Life has been overly emotional lately. Between the talks with the multitude of girls, the talks with abused homeless, the talks with frustrated occupiers, sitting in a man-cave watching 50 hours of Netflix in 3 days, and the lack of talking with my mentee but having to watch this with him…I have an emotional debt.
Sleeping hasn’t been easy. Resting is hard to describe. Dreaming has been insane when it happens but rare. And mornings are just…impossible to start!
Then, I am crossing the Hawthorne Bridge on the bus this morning when it hits me. 13 years. It has been 13 years and 4 days since I heard his voice. Since I had someone to call father… and mean it. Since I knew what death felt like when it hit the inner most circle of one’s life.

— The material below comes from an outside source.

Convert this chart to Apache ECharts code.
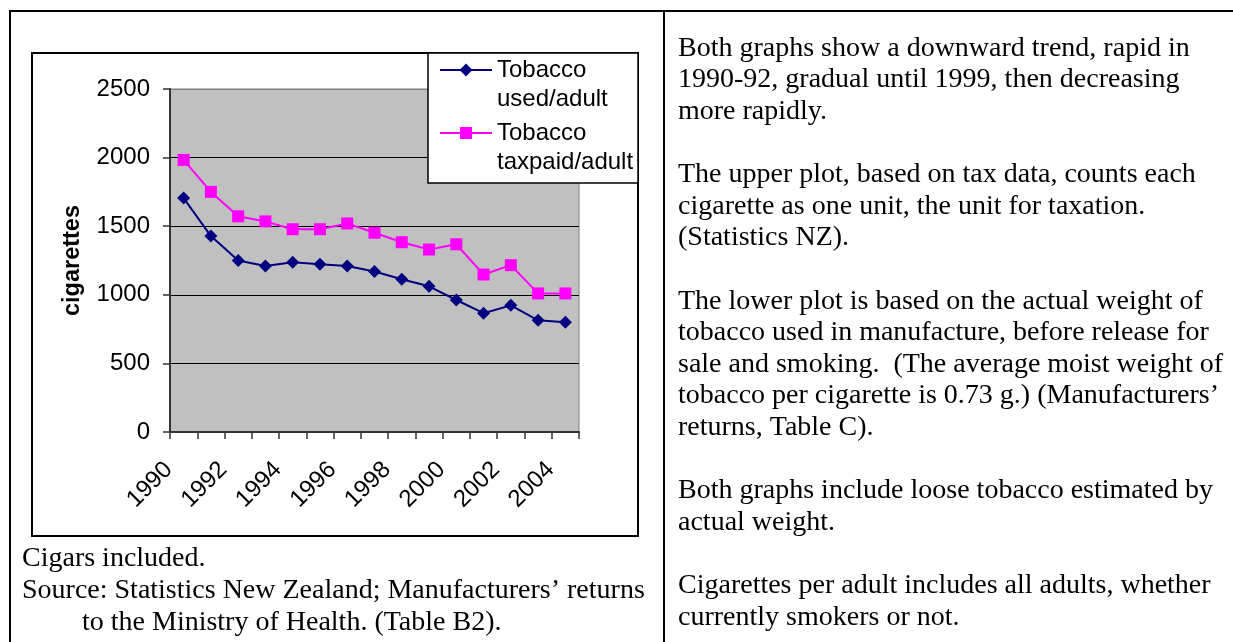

Each year it seems to be a little harder… and easier at the same time. People close to me know this is the day I reassess my life. My birthday, salvation day, and New Year’s Eve all rolled into one. I feel like I would get a “Most Improved Award” again this year. Addictions are in check. Intimacy is slowly allowed to happen. Work is continuing. Leadership is part of my life. A life that is settling.
The hardest part of this, of course, is that the more my hair flees my scalp and my weight shows on my neck, the more the mirror reminds me of him. The less I can wear yellow shirts or red coats or a mustache without a beard. The less I can laugh contagiously without thinking of him. The less I can avoid getting into a story that is interrupted and diverted 14 times because I was close to that one point that I have now forgotten.
Another year has passed. Another period of time where I felt alone, yet connected to something unseen. Another day has come to remember the man that taught me how to laugh at the ludicrioty* of life, tell a story that entertains for 20 minutes, failure is part of succeeding and that people matter more than money EVER will. Especially children- which is probably the biggest lesson this year.
Thanks Dad. I really miss you.
*This might be the best word I ever invented.